Shani_Gamrian · September 14, 2017, 6:59am

Yes, I did it but how come the gradients are being calculated in layers in which I didn’t set an optimizer?

vabh · September 14, 2017, 8:16am

Hi,

The optimizer accesses the gradients through the ‘.grad’ attribute of the specific parameters that you assigned to the optimizer object. It does not compute the gradients but uses it when .step() is called.

The computation of these gradients is indepedent of the optimizer. The gradients are computed (and set as .grad) when you do the .backward() call.

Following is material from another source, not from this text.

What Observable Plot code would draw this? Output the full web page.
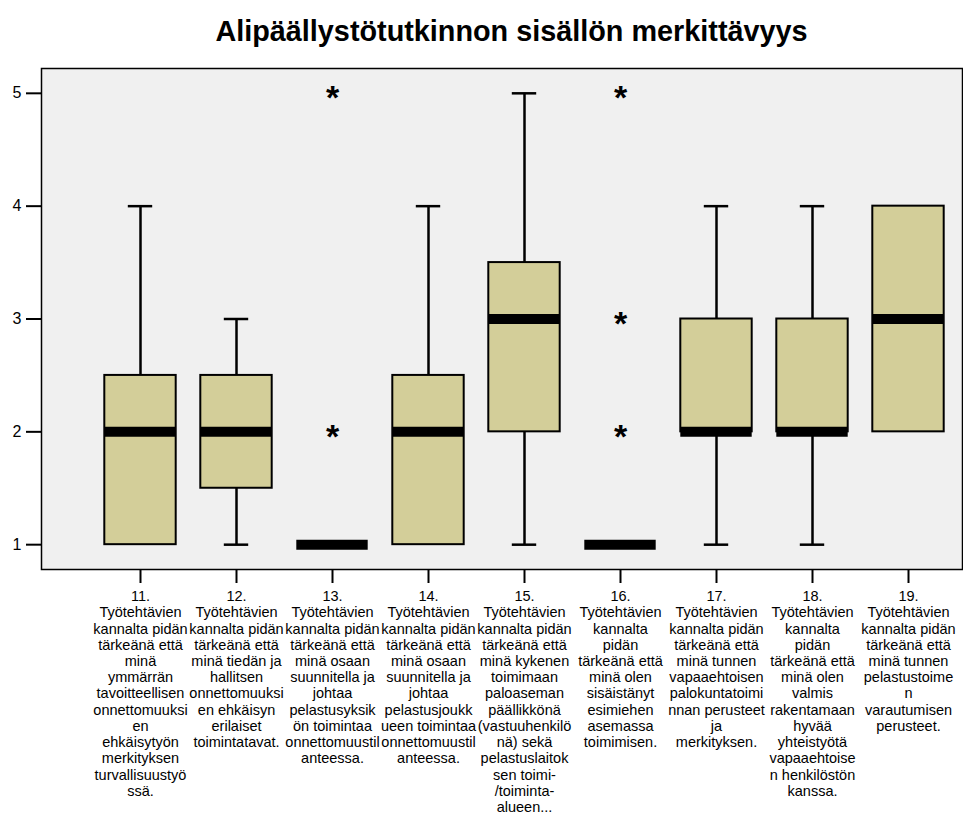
<!DOCTYPE html>
<html><head><meta charset="utf-8">
<script src="https://cdn.jsdelivr.net/npm/d3@7"></script>
<script src="https://cdn.jsdelivr.net/npm/@observablehq/plot@0.6"></script>
<style>
body{margin:0;background:#fff;font-family:"Liberation Sans",Arial,sans-serif;}
#title{height:58px;box-sizing:border-box;padding-top:17px;padding-left:60px;text-align:center;font-weight:bold;font-size:28.8px;line-height:28px;color:#000;white-space:nowrap;}
</style></head><body>
<div id="title">Alipäällystötutkinnon sisällön merkittävyys</div>
<div id="chart"></div>
<script>
const categories = ["11","12","13","14","15","16","17","18","19"];
const labels = [
  "11.\nTyötehtävien\nkannalta pidän\ntärkeänä että\nminä\nymmärrän\ntavoitteellisen\nonnettomuuksi\nen\nehkäisytyön\nmerkityksen\nturvallisuustyö\nssä.",
  "12.\nTyötehtävien\nkannalta pidän\ntärkeänä että\nminä tiedän ja\nhallitsen\nonnettomuuksi\nen ehkäisyn\nerilaiset\ntoimintatavat.",
  "13.\nTyötehtävien\nkannalta pidän\ntärkeänä että\nminä osaan\nsuunnitella ja\njohtaa\npelastusyksik\nön toimintaa\nonnettomuustil\nanteessa.",
  "14.\nTyötehtävien\nkannalta pidän\ntärkeänä että\nminä osaan\nsuunnitella ja\njohtaa\npelastusjoukk\nueen toimintaa\nonnettomuustil\nanteessa.",
  "15.\nTyötehtävien\nkannalta pidän\ntärkeänä että\nminä kykenen\ntoimimaan\npaloaseman\npäällikkönä\n(vastuuhenkilö\nnä) sekä\npelastuslaitok\nsen toimi-\n/toiminta-\nalueen...",
  "16.\nTyötehtävien\nkannalta\npidän\ntärkeänä että\nminä olen\nsisäistänyt\nesimiehen\nasemassa\ntoimimisen.",
  "17.\nTyötehtävien\nkannalta pidän\ntärkeänä että\nminä tunnen\nvapaaehtoisen\npalokuntatoimi\nnnan perusteet\nja\nmerkityksen.",
  "18.\nTyötehtävien\nkannalta\npidän\ntärkeänä että\nminä olen\nvalmis\nrakentamaan\nhyvää\nyhteistyötä\nvapaaehtoise\nn henkilöstön\nkanssa.",
  "19.\nTyötehtävien\nkannalta pidän\ntärkeänä että\nminä tunnen\npelastustoime\nn\nvarautumisen\nperusteet."
];
const whiskerLow  = [1, 1,   1, 1,   1,   1, 1, 1, 2];
const q1          = [1, 1.5, 1, 1,   2,   1, 2, 2, 2];
const median      = [2, 2,   1, 2,   3,   1, 2, 2, 3];
const q3          = [2.5, 2.5, 1, 2.5, 3.5, 1, 3, 3, 4];
const whiskerHigh = [4, 3,   1, 4,   5,   1, 4, 4, 4];
const outlierCats   = ["13","13","16","16","16"];
const outlierValues = [2, 5, 2, 3, 5];
const yTicks = [1, 2, 3, 4, 5];

const boxes = categories.map((c,i)=>({cat:c, low:whiskerLow[i], q1:q1[i], med:median[i], q3:q3[i], high:whiskerHigh[i]}));
const outliers = outlierCats.map((c,i)=>({cat:c, value:outlierValues[i]}));
const labelOf = new Map(categories.map((c,i)=>[c, labels[i]]));

const chart = Plot.plot({
  width: 963, height: 759,
  marginTop: 10, marginBottom: 248, marginLeft: 41, marginRight: 1,
  style: {fontFamily: "'Liberation Sans', Arial, sans-serif", fontSize: "14.5px", background: "white", color: "black"},
  x: {domain: categories, range: [89.7, 959.1], padding: 0},
  y: {domain: [0.78, 5.22]},
  marks: [
    Plot.frame({fill: "#f0f0f0"}),
    Plot.ruleX(boxes, {x: "cat", y1: "low", y2: "q1", stroke: "black", strokeWidth: 2.5}),
    Plot.ruleX(boxes, {x: "cat", y1: "q3", y2: "high", stroke: "black", strokeWidth: 2.5}),
    Plot.tickY(boxes.filter(d => d.low < d.q1), {x: "cat", y: "low", insetLeft: 35.8, insetRight: 35.8, stroke: "black", strokeWidth: 2.5}),
    Plot.tickY(boxes.filter(d => d.high > d.q3), {x: "cat", y: "high", insetLeft: 35.8, insetRight: 35.8, stroke: "black", strokeWidth: 2.5}),
    Plot.barY(boxes.filter(d => d.q3 > d.q1), {x: "cat", y1: "q1", y2: "q3", insetLeft: 12.3, insetRight: 12.3, fill: "#d3ce99", stroke: "black", strokeWidth: 2}),
    Plot.tickY(boxes, {x: "cat", y: "med", insetLeft: 12.3, insetRight: 12.3, stroke: "black", strokeWidth: 10}),
    Plot.text(outliers, {x: "cat", y: "value", text: () => "*", fontSize: 34, fontWeight: "bold", dy: 5, fill: "black"}),
    Plot.axisY({ticks: yTicks, tickSize: 15, tickPadding: 5, strokeWidth: 2, fontSize: 16, label: null, tickFormat: d => String(d)}),
    Plot.axisX({tickSize: 14, tickPadding: 6, strokeWidth: 2, fontSize: 14.5, lineHeight: 1.12, lineAnchor: "top", label: null, tickFormat: d => labelOf.get(d)}),
    Plot.frame({stroke: "black", strokeWidth: 1.5})
  ]
});
document.getElementById("chart").appendChild(chart);
</script>
</body></html>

greaber · September 14, 2017, 8:26am

Just to add to what Anuvabh writes, setting requires_grad to False won’t set the grad to zero or None. If a variable already has a grad from a previous backward pass, setting required_grad to False on it will just stop future backward passes from accumulating their gradients into it.

Shani_Gamrian · September 14, 2017, 8:55am

Thank you, now I get it. One more question, do you think it’s possible to fine tune in when the layer I add is connected to the input instead of the output? I tried to train the network and obviously when I used the same input it learned very fast but when I changed the input (added some noise to the image) it didn’t learn at all.

greaber · September 14, 2017, 9:47am

Great, glad everything is clear now. As for what you are trying, I don’t know if it can work. Is it based on some paper? Maybe pretrain a denoiser or gradually increase the noise from zero, and maybe one new layer at the beginning will not be enough capacity.